Middle East Crisis: Israeli Forces Push Deeper Into Rafah

By John Mercury May 23, 2024

News Analysis

Prime Minister Benjamin Netanyahu of Israel arriving for a party meeting in Jerusalem on Monday.Credit…Oren Ben Hakoon/Agence France-Presse — Getty Images

Israel took several tough diplomatic blows over the past week, some of which had been feared for years. Yet the rising outcry against Israel abroad appears not to have swayed the Israeli public, whose views on the country’s military campaign in Gaza are largely different from those of the rest of the world.

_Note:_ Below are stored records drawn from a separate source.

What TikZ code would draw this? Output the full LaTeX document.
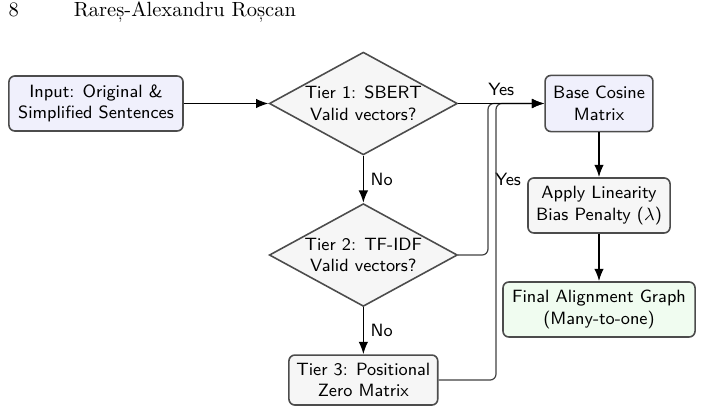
\documentclass[tikz,border=0pt]{standalone}
\usepackage{tikz}
\usetikzlibrary{shapes.geometric, arrows.meta}
\definecolor{boxblue}{RGB}{240,240,252}
\definecolor{boxgreen}{RGB}{240,252,240}
\definecolor{boxgray}{RGB}{246,246,246}

\begin{document}
\begin{tikzpicture}[line width=0.8pt,
    box/.style={draw=black!70, rounded corners=3pt, align=center, font=\sffamily\small, inner sep=2pt},
    test/.style={diamond, aspect=1.83, draw=black!70, fill=boxgray, align=center, font=\sffamily\small,
        inner sep=0pt, minimum width=3.35cm, minimum height=1.83cm},
    flow/.style={-{Latex[length=2.2mm, width=1.7mm]}, color=black},
    lane/.style={-{Latex[length=2.2mm, width=1.7mm]}, color=black!75, line width=0.6pt, rounded corners=3pt},
    lbl/.style={font=\sffamily\small, text=black}]
    \useasboundingbox (0,0) rectangle (12.5,7.372);

    % Kopfzeile.
    \node[anchor=base west, font=\fontsize{10.4}{12}\selectfont, inner sep=0pt] (page) at (0.14,7.07) {8};
    \node[anchor=base west, font=\fontsize{10.4}{12}\selectfont, inner sep=0pt] (author) at (1.30,7.07) {Rareș-Alexandru Roșcan};

    % Knoten.
    \node[box, fill=boxblue, minimum width=3.10cm, minimum height=0.98cm] (input) at (1.709,5.529) {Input: Original \&\\Simplified Sentences};
    \node[test] (tier1) at (6.47,5.529) {Tier 1: SBERT\\Valid vectors?};
    \node[test] (tier2) at (6.47,2.831) {Tier 2: TF-IDF\\Valid vectors?};
    \node[box, fill=boxgray, minimum width=2.65cm, minimum height=0.89cm] (tier3) at (6.47,0.605) {Tier 3: Positional\\Zero Matrix};

    \node[box, fill=boxblue, minimum width=1.92cm, minimum height=1.0cm] (base) at (10.666,5.529) {Base Cosine\\Matrix};
    \node[box, fill=boxgray, minimum width=2.53cm, minimum height=0.98cm] (penalty) at (10.666,3.713) {Apply Linearity\\Bias Penalty ($\lambda$)};
    \node[box, fill=boxgreen, minimum width=3.42cm, minimum height=0.98cm] (final) at (10.666,1.861) {Final Alignment Graph\\(Many-to-one)};

    \coordinate (lane2) at (8.689,0);
    \coordinate (lane3) at (8.832,0);

    % Pfeile.
    \draw[lane] (tier2.east) -| node[lbl, pos=.75, right] {Yes} (lane2 |- base.west) -- (base.west);
    \draw[lane] (tier3.east) -| (lane3 |- base.west) -- (base.west);

    \draw[flow] (input) -- (tier1);
    \draw[flow] (tier1) -- node[lbl, above] {Yes} (base);
    \draw[flow] (tier1) -- node[lbl, right] {No} (tier2);
    \draw[flow] (tier2) -- node[lbl, right] {No} (tier3);
    \draw[flow] (base) -- (penalty);
    \draw[flow] (penalty) -- (final);
\end{tikzpicture}
\end{document}
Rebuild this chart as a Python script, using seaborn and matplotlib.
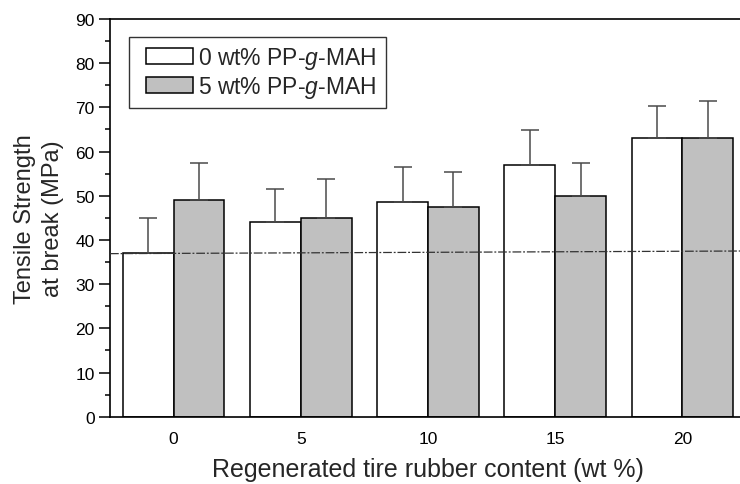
import numpy as np
import pandas as pd
import matplotlib
matplotlib.use("Agg")
import matplotlib.pyplot as plt
from matplotlib.patches import Patch, Rectangle
from matplotlib.legend_handler import HandlerPatch
from matplotlib.ticker import MultipleLocator
import seaborn as sns

# ---- data ----
contents = ["0", "5", "10", "15", "20"]
series_names = ["0 wt% PP-$\\mathit{g}$-MAH", "5 wt% PP-$\\mathit{g}$-MAH"]
strength_0 = [37.0, 44.0, 48.5, 57.0, 63.0]
err_0 = [7.9, 7.5, 7.9, 7.9, 7.2]
strength_5 = [49.0, 45.0, 47.5, 50.0, 63.0]
err_5 = [8.3, 8.8, 7.8, 7.5, 8.5]
ref_x = [-0.5, 4.5]
ref_y = [36.9, 37.5]
yticks = [0, 10, 20, 30, 40, 50, 60, 70, 80, 90]

sns.set_theme(style="ticks")
plt.rcParams["font.family"] = ["Liberation Sans", "DejaVu Sans"]
plt.rcParams["mathtext.fontset"] = "custom"
plt.rcParams["mathtext.rm"] = "Liberation Sans"
plt.rcParams["mathtext.it"] = "Liberation Sans:italic"

df = pd.DataFrame({
    "content": contents * 2,
    "series": [series_names[0]] * 5 + [series_names[1]] * 5,
    "value": strength_0 + strength_5,
})
palette = {series_names[0]: "white", series_names[1]: "#c0c0c0"}

fig = plt.figure(figsize=(7.40, 4.85), dpi=100)
ax = fig.add_axes([110 / 740, (485 - 417.7) / 485, 636 / 740, 397.7 / 485])

sns.barplot(data=df, x="content", y="value", hue="series", order=contents,
            hue_order=series_names, palette=palette, edgecolor="black",
            linewidth=1.1, width=0.8, errorbar=None, legend=False, ax=ax)

errs = [err_0, err_5]
for cont, e in zip(ax.containers, errs):
    xs = [p.get_x() + p.get_width() / 2 for p in cont.patches]
    hs = [p.get_height() for p in cont.patches]
    ax.errorbar(xs, hs, yerr=[np.zeros(len(e)), e], fmt="none",
                ecolor="#4a4a4a", elinewidth=1.1, capsize=6.5, capthick=1.1,
                zorder=1)

ax.plot(ref_x, ref_y, color="#333333", lw=0.9,
        linestyle=(0, (7, 1.5, 1.5, 1.5)), zorder=3)

ax.set_xlim(-0.5, 4.5)
ax.set_ylim(0, 90)
ax.set_yticks(yticks)
ax.yaxis.set_minor_locator(MultipleLocator(5))
ax.tick_params(axis="y", which="major", direction="out", length=8, width=1.1,
               labelsize=12.5, pad=3, color="black", labelcolor="black")
ax.tick_params(axis="y", which="minor", direction="out", length=3.6, width=1.1,
               color="black")
ax.tick_params(axis="x", length=0, labelsize=12.5, pad=10, labelcolor="black")
for side in ["left", "bottom", "top", "right"]:
    ax.spines[side].set_visible(True)
    ax.spines[side].set_linewidth(1.2)
    ax.spines[side].set_color("black")

ax.set_xlabel("Regenerated tire rubber content (wt %)", fontsize=18, labelpad=8.5)
ax.set_ylabel("Tensile Strength\nat break (MPa)", fontsize=17, labelpad=8,
              linespacing=1.35)


class OffsetPatchHandler(HandlerPatch):
    def __init__(self, offset_px, **kw):
        super().__init__(**kw)
        self.offset_px = offset_px

    def create_artists(self, legend, orig_handle, xdescent, ydescent,
                       width, height, fontsize, trans):
        off = self.offset_px * 72.0 / fig.dpi
        r = Rectangle((-xdescent + off, -ydescent), width - off, height,
                      facecolor=orig_handle.get_facecolor(),
                      edgecolor=orig_handle.get_edgecolor(),
                      linewidth=orig_handle.get_linewidth(),
                      transform=trans)
        return [r]


handles = [Patch(facecolor=palette[n], edgecolor="black", linewidth=1.1)
           for n in series_names]
leg_labels = [n + " " for n in series_names]
leg = ax.legend(handles, leg_labels, loc="upper left",
                bbox_to_anchor=(0.0303, 0.954), borderaxespad=0,
                fontsize=16.5, handlelength=2.45, handleheight=0.7,
                handletextpad=0.2, labelspacing=0.1, borderpad=0.35,
                fancybox=False, framealpha=1,
                handler_map={Patch: OffsetPatchHandler(9)})
leg.get_frame().set_edgecolor("#333333")
leg.get_frame().set_linewidth(1.0)

fig.savefig("out.png", dpi=100)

Just this week, Karim Khan, the chief prosecutor for the International Criminal Court, announced he was seeking arrest warrants for Israel’s prime minister and defense minister on charges of crimes against humanity, alongside three leaders of Hamas; three European countries announced they would recognize a Palestinian state; and Israel backed down on seizing equipment from The Associated Press after an international backlash.

But Israeli leaders are looking first and foremost to their public, which, analysts say, still views the war with Hamas in Gaza as an existential conflict. While international support for Israel has eroded over its devastating military response in Gaza — with over 35,000 people dead, according to health authorities there — Israelis have largely remained focused on the brutality of the Hamas-led Oct. 7 attacks and the fate of hostages taken that day.

Political analysts say that Mr. Netanyahu hopes to leverage the rising international criticism to tamp down frustration at home over his failure to either decisively defeat Hamas or bring home the remaining hostages in Gaza. Some of Mr. Netanyahu’s key rivals rallied to his defense on Monday after Mr. Khan announced that he would seek a warrant for his arrest.

“Israel is not only isolated, but feels that it is under some kind of siege,” said Alon Pinkas, a former Israeli diplomat.

For many Israelis, memories of the massacre in southern Israel — in which roughly 1,200 people were killed and 250 taken hostage, according to the Israeli authorities — remain a constant backdrop to the conflict. Months later, Israeli news media still continually airs the stories of victims, survivors and the families of those held hostage in Gaza.

“Israelis have been living and reliving the horrors of that day — but also with an eye toward the possibility that it could one day be repeated,” said Natan Sachs, who directs the Center for Middle East Policy at the Brookings Institution. “That fear is a key driver of both Israeli policy and public support for policy.”

There is swelling discontent among Israelis, many of whom are frustrated with the failure of their government to bring home the remaining 128 living and dead hostages. Others, including senior Israeli officials, are frustrated with Mr. Netanyahu’s failure to articulate a clear endgame for what could become an interminable conflict.

But calls for a cease-fire for its own sake have found little purchase. Israel’s leaders — including some of Mr. Netanyahu’s top rivals — generally support the ongoing Israeli military operation in Rafah, which U.N. officials estimate has displaced over 800,000 Palestinians. U.S. officials have repeatedly raised concerns over the assault in meetings with their Israeli counterparts.

In the face of the decision by Spain, Norway, and Ireland to recognize a Palestinian state on Wednesday, Israeli officials tried to turn the conversation back to Oct. 7. Israel recalled its ambassadors, and the foreign minister, Israel Katz, said he would screen footage of the abduction of five female soldiers during the Hamas attack for them during a “severe reprimand.”

Mr. Netanyahu and other members of his right-wing coalition have reacted with defiance to criticism from abroad. He called the decision of the three European nations to recognize Palestinian statehood “a prize for terrorism” and excoriated the I.C.C. prosecutor for suggesting that Hamas fighters and Israeli forces had both committed crimes during the current war.

“How dare you compare the monsters of Hamas to the soldiers of the Israeli Army, the world’s most moral military?” Mr. Netanyahu said.

One of the biggest questions, however, is how long Mr. Netanyahu can stoke public grievance against international criticism at home without further damaging Israel’s ties with key allies abroad, including the United States.

“In terms of policy, it’s absolutely disastrous and will have long-term consequences,” Mr. Sachs said. “But in terms of politics, it may be working.”